L’heure était venue, en effet, où il ne suffisait plus d’attendre le bon plaisir de l’entourage de la reine et des fonctionnaires hovas pour faire exécuter nos volontés et affirmer notre autorité. Déjà, à la suite des premiers faits insurrectionnels, une enquête avait été ouverte par M. Laroche, qui avait abouti à plusieurs condamnations, soit à la mort, soit à l’exil[1]. Mais, atteignant des sous-ordres, ces condamnations étaient pour la plupart demeurées sans effet moral. Le général Gallieni se résigna à frapper à la tête pour s’épargner, par la suite, un trop fréquent recours aux mesures de rigueur. Or, deux hommes considérables, Rainandriamanpandry, ministre de l’Intérieur, et le prince Ratsimamanga, parent de la reine, depuis longtemps suspects, furent convaincus d’avoir trempé d’une manière active et soutenue dans la rébellion[2] : traduits devant le conseil de guerre, ils furent condamnés et exécutés le 12 octobre, en même temps que la princesse Ramasindrayana, très connue pour son hostilité et ses intrigues, était exilée, et que le premier ministre choisi par le général Duchesne donnait sa démission sans être remplacé[3].

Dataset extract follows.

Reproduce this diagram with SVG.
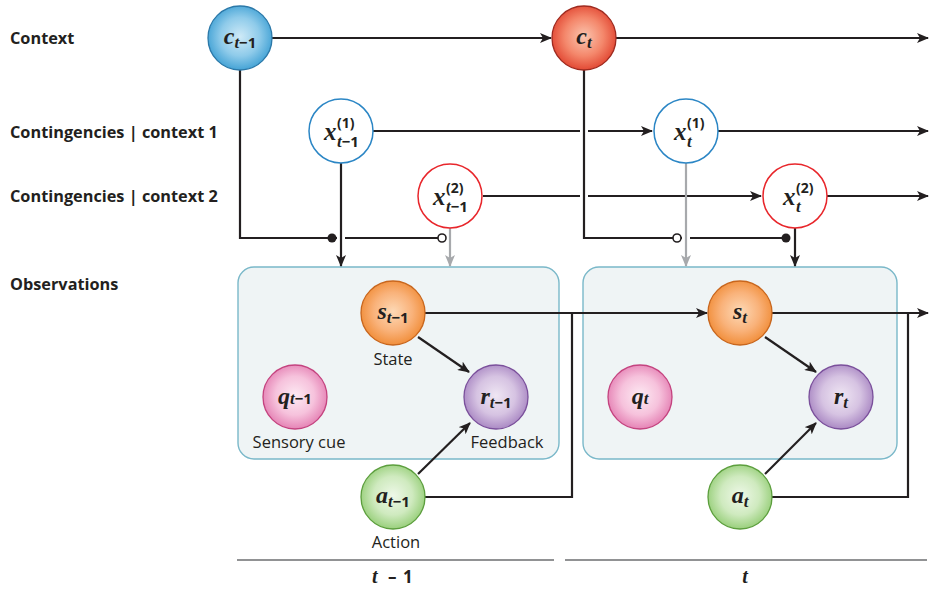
<svg xmlns="http://www.w3.org/2000/svg" width="933" height="589" viewBox="0 0 933 589">
  <defs>
    <radialGradient id="gBlue" cx="50%" cy="48%" r="55%">
      <stop offset="0" stop-color="#cfeaf7"/>
      <stop offset="0.55" stop-color="#8fcbea"/>
      <stop offset="1" stop-color="#3b9ed3"/>
    </radialGradient>
    <radialGradient id="gRed" cx="50%" cy="48%" r="55%">
      <stop offset="0" stop-color="#fbc6b0"/>
      <stop offset="0.55" stop-color="#f4876b"/>
      <stop offset="1" stop-color="#e0412d"/>
    </radialGradient>
    <radialGradient id="gOrange" cx="50%" cy="48%" r="55%">
      <stop offset="0" stop-color="#fdd9b6"/>
      <stop offset="0.55" stop-color="#f9b27a"/>
      <stop offset="1" stop-color="#f08a33"/>
    </radialGradient>
    <radialGradient id="gPink" cx="50%" cy="48%" r="55%">
      <stop offset="0" stop-color="#fdeaf3"/>
      <stop offset="0.55" stop-color="#f6c2dc"/>
      <stop offset="1" stop-color="#e37bb0"/>
    </radialGradient>
    <radialGradient id="gPurple" cx="50%" cy="48%" r="55%">
      <stop offset="0" stop-color="#efe6f3"/>
      <stop offset="0.55" stop-color="#d6c3e2"/>
      <stop offset="1" stop-color="#a582c0"/>
    </radialGradient>
    <radialGradient id="gGreen" cx="50%" cy="48%" r="55%">
      <stop offset="0" stop-color="#eef8e8"/>
      <stop offset="0.55" stop-color="#cfeabf"/>
      <stop offset="1" stop-color="#92cc73"/>
    </radialGradient>
    <marker id="arrow" viewBox="0 0 12 10" refX="11" refY="5" markerWidth="12" markerHeight="10" markerUnits="userSpaceOnUse" orient="auto">
      <path d="M0,0 L12,5 L0,10 L3,5 Z" fill="#231f20"/>
    </marker>
    <marker id="arrowGrey" viewBox="0 0 12 10" refX="11" refY="5" markerWidth="12" markerHeight="10" markerUnits="userSpaceOnUse" orient="auto">
      <path d="M0,0 L12,5 L0,10 L3,5 Z" fill="#a7a9ac"/>
    </marker>
  </defs>
  <style>
    .row { font-family: "Open Sans", "Liberation Sans", sans-serif; font-weight: bold; font-size: 16.3px; fill: #231f20; }
    .cap { font-family: "Open Sans", "Liberation Sans", sans-serif; font-size: 16.5px; fill: #231f20; }
    .var { font-family: "Liberation Serif", serif; font-style: italic; font-weight: bold; fill: #231f20; }
    .num { font-family: "Open Sans", "Liberation Sans", sans-serif; font-style: normal; font-weight: bold; }
    .line { fill: none; stroke: #231f20; stroke-width: 2.2; }
    .grey { fill: none; stroke: #a7a9ac; stroke-width: 2.2; }
    .halo { fill: none; stroke: #ffffff; stroke-width: 8; }
    .box { fill: #eff4f5; stroke: #7ab8c9; stroke-width: 1.4; }
    .axis { stroke: #6d6e71; stroke-width: 1.6; }
    .ring { stroke-width: 1.5; }
  </style>

  <rect width="933" height="589" fill="#ffffff"/>

  <!-- row labels -->
  <g id="row-labels">
    <text class="row" x="10" y="44">Context</text>
    <text class="row" x="10" y="138">Contingencies | context 1</text>
    <text class="row" x="10" y="202">Contingencies | context 2</text>
    <text class="row" x="10" y="290">Observations</text>
  </g>

  <!-- observation panels -->
  <g id="panel-prev"><rect class="box" x="238" y="267" width="321" height="192" rx="16"/></g>
  <g id="panel-curr"><rect class="box" x="583" y="267" width="314" height="192" rx="16"/></g>

  <!-- connectors -->
  <g id="connectors">
    <!-- context chain -->
    <line class="line" x1="272" y1="38" x2="551" y2="38" marker-end="url(#arrow)"/>
    <line class="line" x1="616" y1="38" x2="928" y2="38" marker-end="url(#arrow)"/>
    <!-- contingency chains -->
    <line class="line" x1="373" y1="131" x2="652" y2="131" marker-end="url(#arrow)"/>
    <line class="line" x1="718" y1="131" x2="928" y2="131" marker-end="url(#arrow)"/>
    <line class="line" x1="483" y1="196" x2="761" y2="196" marker-end="url(#arrow)"/>
    <line class="line" x1="827" y1="196" x2="928" y2="196" marker-end="url(#arrow)"/>

    <!-- context gates, t-1 -->
    <polyline class="line" points="240,70 240,238 438,238"/>
    <!-- context gates, t -->
    <line class="halo" x1="584" y1="126" x2="584" y2="136"/>
    <line class="halo" x1="584" y1="191" x2="584" y2="201"/>
    <polyline class="line" points="584,70 584,238 786,238"/>

    <!-- contingency to observation -->
    <line class="halo" x1="341" y1="233" x2="341" y2="243"/>
    <line class="line" x1="341" y1="163" x2="341" y2="266" marker-end="url(#arrow)"/>
    <line class="grey" x1="450" y1="228" x2="450" y2="266" marker-end="url(#arrowGrey)"/>
    <line class="halo" x1="686" y1="233" x2="686" y2="243"/>
    <line class="grey" x1="686" y1="163" x2="686" y2="266" marker-end="url(#arrowGrey)"/>
    <line class="line" x1="795" y1="228" x2="795" y2="266" marker-end="url(#arrow)"/>

    <!-- gate markers -->
    <circle cx="332" cy="238" r="4.5" fill="#231f20"/>
    <circle cx="442" cy="238" r="4" fill="#ffffff" stroke="#231f20" stroke-width="1.6"/>
    <circle cx="677" cy="238" r="4" fill="#ffffff" stroke="#231f20" stroke-width="1.6"/>
    <circle cx="786" cy="238" r="4.5" fill="#231f20"/>

    <!-- state transitions -->
    <line class="line" x1="425" y1="313" x2="707" y2="313" marker-end="url(#arrow)"/>
    <polyline class="line" points="425,497 572,497 572,313"/>
    <line class="line" x1="772" y1="313" x2="928" y2="313" marker-end="url(#arrow)"/>
    <polyline class="line" points="772,497 908,497 908,313"/>

    <!-- within-slice edges -->
    <line class="line" x1="418" y1="337" x2="469" y2="372" marker-end="url(#arrow)"/>
    <line class="line" x1="418" y1="474" x2="470" y2="423" marker-end="url(#arrow)"/>
    <line class="line" x1="765" y1="337" x2="816" y2="372" marker-end="url(#arrow)"/>
    <line class="line" x1="765" y1="474" x2="816" y2="423" marker-end="url(#arrow)"/>
  </g>

  <!-- context nodes -->
  <g id="c-prev">
    <circle cx="240" cy="38" r="32" fill="url(#gBlue)" stroke="#2b78a8" stroke-width="1.3"/>
    <text class="var" x="240" y="44" text-anchor="middle" font-size="24">c<tspan font-size="17" dy="4">t</tspan><tspan class="num" font-size="15">−1</tspan></text>
  </g>
  <g id="c-curr">
    <circle cx="584" cy="38" r="32" fill="url(#gRed)" stroke="#9e2a1f" stroke-width="1.3"/>
    <text class="var" x="584" y="44" text-anchor="middle" font-size="24">c<tspan font-size="17" dy="4">t</tspan></text>
  </g>

  <!-- contingency nodes: variable with stacked superscript and subscript -->
  <g id="x1-prev">
    <circle class="ring" cx="341" cy="131" r="32" fill="#ffffff" stroke="#2b86c5"/>
    <text class="var" x="324" y="140" font-size="25">x<tspan class="num" x="337" y="128" font-size="14">(1)</tspan><tspan x="337" y="147" font-size="17">t</tspan><tspan class="num" font-size="15">−1</tspan></text>
  </g>
  <g id="x2-prev">
    <circle class="ring" cx="450" cy="196" r="32" fill="#ffffff" stroke="#e8262b"/>
    <text class="var" x="433" y="205" font-size="25">x<tspan class="num" x="446" y="193" font-size="14">(2)</tspan><tspan x="446" y="212" font-size="17">t</tspan><tspan class="num" font-size="15">−1</tspan></text>
  </g>
  <g id="x1-curr">
    <circle class="ring" cx="686" cy="131" r="32" fill="#ffffff" stroke="#2b86c5"/>
    <text class="var" x="674" y="140" font-size="25">x<tspan class="num" x="687" y="128" font-size="14">(1)</tspan><tspan x="687" y="147" font-size="17">t</tspan></text>
  </g>
  <g id="x2-curr">
    <circle class="ring" cx="795" cy="196" r="32" fill="#ffffff" stroke="#e8262b"/>
    <text class="var" x="783" y="205" font-size="25">x<tspan class="num" x="796" y="193" font-size="14">(2)</tspan><tspan x="796" y="212" font-size="17">t</tspan></text>
  </g>

  <!-- observation nodes, t-1 -->
  <g id="s-prev">
    <circle cx="393" cy="313" r="32" fill="url(#gOrange)" stroke="#c8661d" stroke-width="1.3"/>
    <text class="var" x="393" y="319" text-anchor="middle" font-size="24">s<tspan font-size="17" dy="4">t</tspan><tspan class="num" font-size="15">−1</tspan></text>
    <text class="cap" x="393" y="365" text-anchor="middle">State</text>
  </g>
  <g id="q-prev">
    <circle cx="295" cy="397" r="32" fill="url(#gPink)" stroke="#c4437f" stroke-width="1.3"/>
    <text class="var" x="295" y="404" text-anchor="middle" font-size="24">q<tspan font-size="17" dy="0">t</tspan><tspan class="num" font-size="15">−1</tspan></text>
    <text class="cap" x="299" y="448" text-anchor="middle">Sensory cue</text>
  </g>
  <g id="r-prev">
    <circle cx="496" cy="397" r="32" fill="url(#gPurple)" stroke="#7a4f9b" stroke-width="1.3"/>
    <text class="var" x="496" y="404" text-anchor="middle" font-size="24">r<tspan font-size="17" dy="4">t</tspan><tspan class="num" font-size="15">−1</tspan></text>
    <text class="cap" x="507" y="448" text-anchor="middle">Feedback</text>
  </g>
  <g id="a-prev">
    <circle cx="393" cy="497" r="32" fill="url(#gGreen)" stroke="#5c9e3d" stroke-width="1.3"/>
    <text class="var" x="393" y="503" text-anchor="middle" font-size="24">a<tspan font-size="17" dy="4">t</tspan><tspan class="num" font-size="15">−1</tspan></text>
    <text class="cap" x="396" y="548" text-anchor="middle">Action</text>
  </g>

  <!-- observation nodes, t -->
  <g id="s-curr">
    <circle cx="740" cy="313" r="32" fill="url(#gOrange)" stroke="#c8661d" stroke-width="1.3"/>
    <text class="var" x="740" y="319" text-anchor="middle" font-size="24">s<tspan font-size="17" dy="4">t</tspan></text>
  </g>
  <g id="q-curr">
    <circle cx="640" cy="397" r="32" fill="url(#gPink)" stroke="#c4437f" stroke-width="1.3"/>
    <text class="var" x="640" y="404" text-anchor="middle" font-size="24">q<tspan font-size="17" dy="0">t</tspan></text>
  </g>
  <g id="r-curr">
    <circle cx="841" cy="397" r="32" fill="url(#gPurple)" stroke="#7a4f9b" stroke-width="1.3"/>
    <text class="var" x="841" y="404" text-anchor="middle" font-size="24">r<tspan font-size="17" dy="4">t</tspan></text>
  </g>
  <g id="a-curr">
    <circle cx="740" cy="497" r="32" fill="url(#gGreen)" stroke="#5c9e3d" stroke-width="1.3"/>
    <text class="var" x="740" y="503" text-anchor="middle" font-size="24">a<tspan font-size="17" dy="4">t</tspan></text>
  </g>

  <!-- time axis -->
  <g id="time-axis">
    <line class="axis" x1="237" y1="560" x2="554" y2="560"/>
    <line class="axis" x1="565" y1="560" x2="927" y2="560"/>
    <text class="var" x="372" y="583" font-size="20">t<tspan class="num" x="388" font-size="17">–</tspan><tspan class="num" x="403" font-size="17">1</tspan></text>
    <text class="var" x="745" y="583" text-anchor="middle" font-size="20">t</text>
  </g>
</svg>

Ces mesures énergiques produisirent un effet immédiat : dès la fin du mois, le général Gallieni câblait qu’il n’aurait plus besoin de renforts. Les fonctionnaires hovas naguère hésitans, et les nobles désormais inquiets pour leur responsabilité personnelle, s’employaient maintenant à seconder utilement ses efforts. En quelques semaines, nos postes refoulèrent la rébellion jusque dans la région forestière, laissant derrière eux un pays où la population, hier terrorisée par les insurgés, aujourd’hui rassurée, se reprenait aux travaux de culture. Pour soulager les troupes

  1. On a fait quelque bruit, en 1896, autour des prétendues cruautés du général Gallieni. Il est à remarquer que, du fait de l’insurrection, 63 condamnations à mort ont été prononcées, dont 34 par le tribunal malgache, 9 par la cour criminelle et 20 par le conseil de guerre. de ces 63 condamnations, 40 proviennent des procédures achevées ou commencées sous M. Laroche.
  2. Voir, au Journal Officiel, le rapport du général Gallieni, mars 1899.
  3. Rasanjy devint dès lors le principal auxiliaire malgache de notre administration ; il l’est encore.